La Chiesa Cattolica ha iniziato la tradizione dell'Anno Santo con Papa Bonifacio VIII nel 1300. Bonifacio aveva previsto un Giubileo ogni secolo. Dal 1475 - per permettere a ogni generazione di vivere almeno un Anno Santo - il Giubileo ordinario fu cadenzato con il ritmo dei 25 anni. Un Giubileo Straordinario, consuetudine che risale al XVI secolo, viene indetto in occasione di un avvenimento di particolare importanza. Gli Anni Santi ordinari celebrati fino ad oggi sono 26. L'ultimo è stato il Giubileo del 2000. Gli ultimi Anni Santi straordinari, del secolo scorso, sono stati quelli del 1933, indetto da Pio XI per il XIX centenario della Redenzione, e quello del 1983, indetto da Giovanni Paolo II per i 1950 anni della Redenzione.

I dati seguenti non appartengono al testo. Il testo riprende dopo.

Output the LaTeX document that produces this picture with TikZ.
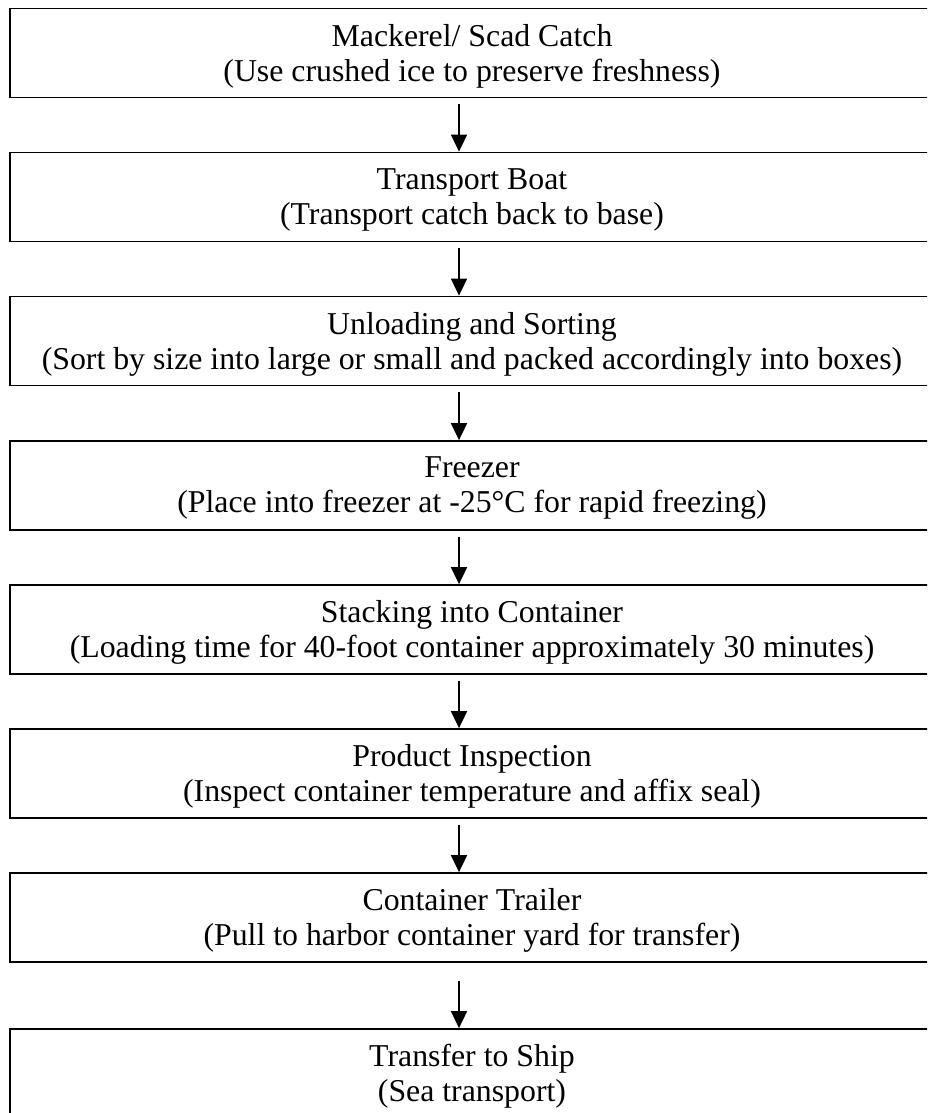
\documentclass[tikz,border=0pt]{standalone}
\usepackage{fontspec}
\setmainfont{Liberation Serif}
\usetikzlibrary{arrows.meta}
\tikzset{
  stepbox/.style={draw=black, line width=1.8pt, minimum width=924pt, minimum height=89pt, inner sep=0pt},
  steptext/.style={inner sep=0pt, align=center, yshift=-3pt, font=\fontsize{31.8}{35}\selectfont},
  flowarr/.style={line width=1.8pt, -{Triangle[width=16pt,length=17pt]}, shorten <=6pt}
}
\begin{document}
\begin{tikzpicture}[x=1pt,y=-1pt]
\useasboundingbox (0,0) rectangle (927,1113);
\clip (0,0) rectangle (927,1113);
\fill[white] (0,0) rectangle (927,1113);
\coordinate (ax) at (459,0);
\node[stepbox] (b1) at (472,53) {};
\node[stepbox] (b2) at (472,197) {};
\node[stepbox] (b3) at (472,341) {};
\node[stepbox] (b4) at (472,485.5) {};
\node[stepbox] (b5) at (472,629.5) {};
\node[stepbox] (b6) at (472,773.5) {};
\node[stepbox] (b7) at (472,917.5) {};
\node[stepbox] (b8) at (472,1073.5) {};
\node[steptext] (t1) at (b1) {Mackerel/ Scad Catch\\(Use crushed ice to preserve freshness)};
\node[steptext] (t2) at (b2) {Transport Boat\\(Transport catch back to base)};
\node[steptext] (t3) at (b3) {Unloading and Sorting\\(Sort by size into large or small and packed accordingly into boxes)};
\node[steptext] (t4) at (b4) {Freezer\\(Place into freezer at -25°C for rapid freezing)};
\node[steptext] (t5) at (b5) {Stacking into Container\\(Loading time for 40-foot container approximately 30 minutes)};
\node[steptext] (t6) at (b6) {Product Inspection\\(Inspect container temperature and affix seal)};
\node[steptext] (t7) at (b7) {Container Trailer\\(Pull to harbor container yard for transfer)};
\node[steptext] (t8) at (b8) {Transfer to Ship\\(Sea transport)};
\draw[flowarr] (b1.south -| ax) -- (b2.north -| ax);
\draw[flowarr] (b2.south -| ax) -- (b3.north -| ax);
\draw[flowarr] (b3.south -| ax) -- (b4.north -| ax);
\draw[flowarr] (b4.south -| ax) -- (b5.north -| ax);
\draw[flowarr] (b5.south -| ax) -- (b6.north -| ax);
\draw[flowarr] (b6.south -| ax) -- (b7.north -| ax);
\draw[flowarr, shorten <=18pt] (b7.south -| ax) -- (b8.north -| ax);
\end{tikzpicture}
\end{document}
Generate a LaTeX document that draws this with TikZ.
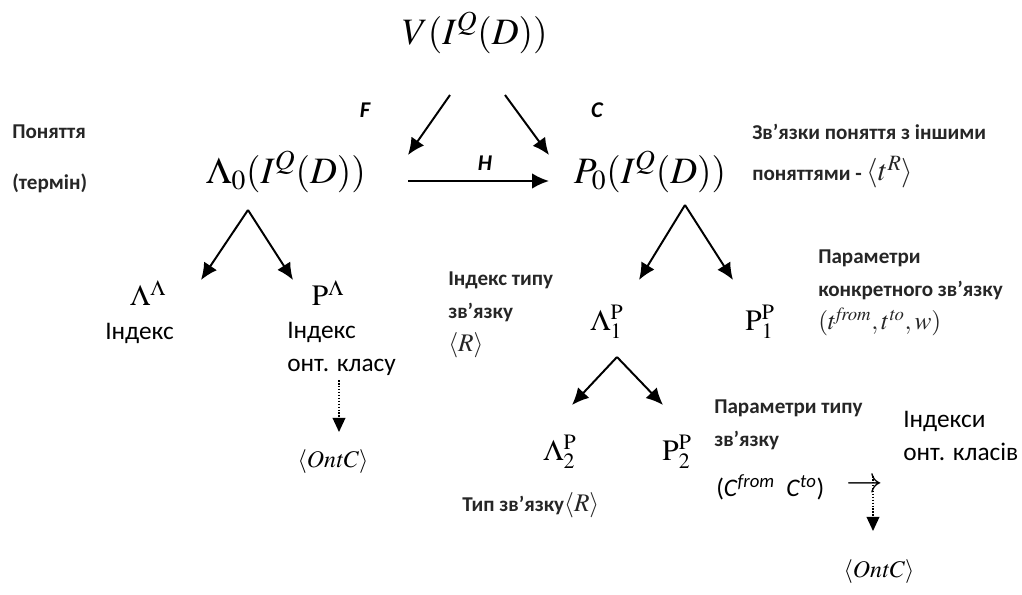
\documentclass[tikz,border=0pt]{standalone}
\usepackage{mathptmx}
\usepackage[no-math]{fontspec}
\setmainfont{Carlito}
\usetikzlibrary{positioning,arrows.meta}
\newcommand{\noteSize}{\fontsize{15}{23.5}\selectfont\bfseries}
\newcommand{\plainSize}{\fontsize{18}{24}\selectfont}
\tikzset{
  formula/.style={inner sep=0pt, font=\fontsize{26.5}{30}\selectfont},
  leaf/.style={inner sep=0pt, font=\fontsize{21}{24}\selectfont},
  note/.style={inner sep=0pt, anchor=west, align=left, font=\noteSize, text=black!85},
  plainNote/.style={note, font=\plainSize, text=black},
  mapName/.style={inner sep=0pt, font=\fontsize{16}{18}\selectfont\bfseries\itshape},
  arrow/.style={-{Latex[length=12pt,width=11pt]}, line width=1.4pt},
  dotArrow/.style={-{Triangle[length=10pt,width=9pt]}, line width=1.1pt, densely dotted}
}

\begin{document}
\begin{tikzpicture}[x=0.025cm, y=-0.025cm]
  \useasboundingbox (0,0) rectangle (1022,594);

  % top level
  \node[formula] (vTop) at (475,33) {$V(I^{Q}(D))$};
  \node[formula] (lam0) at (286,172) {$\Lambda_0(I^{Q}(D))$};
  \node[formula] (p0) at (650,172) {$P_0(I^{Q}(D))$};
  \node[mapName] (fName) at (365,110) {F};
  \node[mapName] (cName) at (597,110) {C};
  \node[mapName] (hName) at (485,163) {H};

  \coordinate (fFrom) at (450,95);  \coordinate (fTo) at (408,155);
  \coordinate (cFrom) at (505,95);  \coordinate (cTo) at (549,155);
  \coordinate (hFrom) at (408,181); \coordinate (hTo) at (549,181);
  \draw[arrow] (fFrom) -- (fTo);
  \draw[arrow] (cFrom) -- (cTo);
  \draw[arrow] (hFrom) -- (hTo);

  \node[note] (concept) at (12,132) {Поняття};
  \node[note] (term) at (12,183) {(термін)};
  \node[note] (links) at (752,132) {Зв’язки поняття з іншими};
  \node[note] (linksEnd) at (752,172) {поняттями - {\mdseries\fontsize{21}{24}\selectfont$\langle t^{R}\rangle$}};

  % left branch
  \node[leaf] (lamL) at (148,293) {$\Lambda^{\Lambda}$};
  \node[leaf] (pL) at (328,293) {$\mathrm{P}^{\Lambda}$};
  \coordinate (lamFork) at (248,210);
  \coordinate (lamLTip) at (201,280);
  \coordinate (pLTip) at (293,280);
  \draw[arrow] (lamFork) -- (lamLTip);
  \draw[arrow] (lamFork) -- (pLTip);

  \node[plainNote] (idxL) at (105,333) {Індекс};
  \node[plainNote] (idxR) at (287,349) {Індекс\\онт. класу};
  \node[leaf, font=\fontsize{17}{20}\selectfont] (ontL) at (333,462) {$\langle \mathit{OntC}\rangle$};
  \coordinate (ontLFrom) at (339,380);
  \coordinate (ontLTo) at (339,432);
  \draw[dotArrow] (ontLFrom) -- (ontLTo);

  % right branch
  \node[leaf] (lam1) at (607,322) {$\Lambda_1^{\mathrm{P}}$};
  \node[leaf] (p1) at (760,322) {$\mathrm{P}_1^{\mathrm{P}}$};
  \coordinate (pFork) at (685,205);
  \coordinate (lam1Tip) at (639,280);
  \coordinate (p1Tip) at (733,280);
  \draw[arrow] (pFork) -- (lam1Tip);
  \draw[arrow] (pFork) -- (p1Tip);

  \node[note] (typeIdx) at (448,315) {Індекс типу\\зв’язку\\{\mdseries\fontsize{18}{20}\selectfont$\langle R\rangle$}};
  \node[note] (params1) at (818,293) {Параметри\\конкретного зв’язку\\{\mdseries\fontsize{18}{20}\selectfont$(t^{\mathit{from}}, t^{\mathit{to}}, w)$}};

  % second level
  \node[leaf] (lam2) at (560,452) {$\Lambda_2^{\mathrm{P}}$};
  \node[leaf] (p2) at (677,452) {$\mathrm{P}_2^{\mathrm{P}}$};
  \coordinate (subFork) at (617,357);
  \coordinate (lam2Tip) at (572,405);
  \coordinate (p2Tip) at (663,405);
  \draw[arrow] (subFork) -- (lam2Tip);
  \draw[arrow] (subFork) -- (p2Tip);

  \node[note] (typeName) at (462,505) {Тип зв’язку{\mdseries\fontsize{18}{20}\selectfont$\langle R\rangle$}};
  \node[note] (params2) at (714,425) {Параметри типу\\зв’язку};
  \node[plainNote, font=\fontsize{18}{20}\selectfont] (fromTo) at (716,487) {(\textit{C}\textsuperscript{\textit{from}}\ \ \textit{C}\textsuperscript{\textit{to}})};
  \node[plainNote] (ontIdx) at (903,436) {Індекси\\онт. класів};
  \node[inner sep=0pt, font=\fontsize{26}{28}\selectfont] (hookArr) at (865,486) {$\rightarrow$};
  \node[leaf, font=\fontsize{17}{20}\selectfont] (ontR) at (879,572) {$\langle \mathit{OntC}\rangle$};
  \coordinate (ontRFrom) at (873,476);
  \coordinate (ontRTo) at (873,531);
  \draw[dotArrow] (ontRFrom) -- (ontRTo);
\end{tikzpicture}
\end{document}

Intervista col Pontefice. Il Papa festeggia il secondo anniversario del Conclave con un'intervista. Francesco parla con la giornalista Valentina Alazraki dell'emittente messicana Televisa e pronuncia parole anche molto critiche nei confronti di una parte della Chiesa. Fa riferimento all'incapacità del clero di coinvolgere i laici, definisce la Curia "l'ultima corte d'Europa".  Il pontefice venuto dall`altra parte del mondo tocca tutti i temi che hanno caratterizzato i suoi due anni di pontificato, comprese le riforme: "Ogni cambiamento inizia dal cuore - spiega - e comporta una conversione nel modo di vivere".
Pontificato breve. Francesco ammette che gli manca di poter girare liberamente, magari per poter andare in pizzeria senza essere riconosciuto. Ma il tempo a disposizione non gli sembra essere molto. Dice di di avere la sensazione che il suo sarà un pontificato breve.  "Quattro o cinque anni. Non lo so, o due, tre. Ben due sono passati da allora. È come un piccolo vago sentimento". Poi precisa: "È una sensazione", facendo intendere che potrebbe sbagliarsi. All`intervistatrice che accenna all`eventualità di un ritiro per limiti di età, come avviene per i vescovi, il Papa risponde che non pensa alle dimissioni. Definisce il papato una grazia speciale anche se dice anche di apprezzare la strada aperta da Benedetto XVI riguardo alla figura del papa emerito. Una scelta coraggiosa la definisce, come coraggiosa fu la decisione di avere reso pubblica la gravità degli abusi commessi da alcuni membri della chiesa contro i bambini e la necessità di prendersi cura delle vittime.
Gli imperativi della Chiesa. "Tutelare, proteggere, accompagnare" sono gli  imperativi che Francesco attribuisce alla Chiesa, e li ripete quando parla del Sinodo sulla famiglia che si riunirà a ottobre per la sua seconda tappa. Su questo, però, definisce "smisurate" le aspettative su temi complessi e delicati come quello della Comunione ai divorziati risposati o in materia di omosessualità. "Quello che è certo per Francesco -  riassume la Radio Vaticana che ha trasmesso un'ampia sintesi dell'intervista - è che la famiglia attraversa una crisi mai vista prima e che bisogna ripartire da una pastorale che si rivolga innanzitutto ai giovani e ai nuovi sposi ".
Viaggiare, che penitenza. Le prossime tappe? Francesco guarda all'appuntamento di Philadelphia, del prossimo settembre, per la Giornata mondiale della famiglia, all'Africa che visiterà presto e all'America Latina che lo attende.  "Non mi piace viaggiare". Tra gli aspetti del pontificato "penso che sia la penitenza più grande", dice Francesco. "Sono molto legato all'habitat, è una nevrosi" ma "le nevrosi - scherza Bergoglio con l'intervistatrice - bisogna trattarle bene". "Non mi piace viaggiare oggi" come "prima non mi piaceva venire a Roma", ammette il Papa.
Italia  generosa con immigrati.  Bergoglio, poi, ha lodato la generosità italiana nei confronti degli immigrati: "Sono contento che l'Europa stia rivedendo le politiche di immigrazione. L'Italia è stata molto generosa. Dobbiamo dirlo, no?. Il sindaco di Lampedusa - dice ancora il Papa - si è giocata tutto, a costo di trasformare l'isola da terra di turismo a terra di ospitalità" e questo suppone che "si fanno meno soldi" e "questo è un gesto eroico". Parole che hanno commosso il sindaco dell'isola:  "Sono emozionata e commossa per le parole del Papa", ha detto Giusy Nicolini, che l'8 luglio 2013 ha ricevuto il pontefice nel'isola, al suo primo viaggio pastorale. "È capitato in passato - ha aggiunto - che Papa Francesco mi mandasse i suoi saluti attraverso il cardinale Francesco Montenegro, arcivescovo di Agrigento. 'Saluta Giusy' diceva al suo interlocutore. 'Giusy chi?' disse la prima volta Montenegro. 'Il sindaco', rispose il Papa".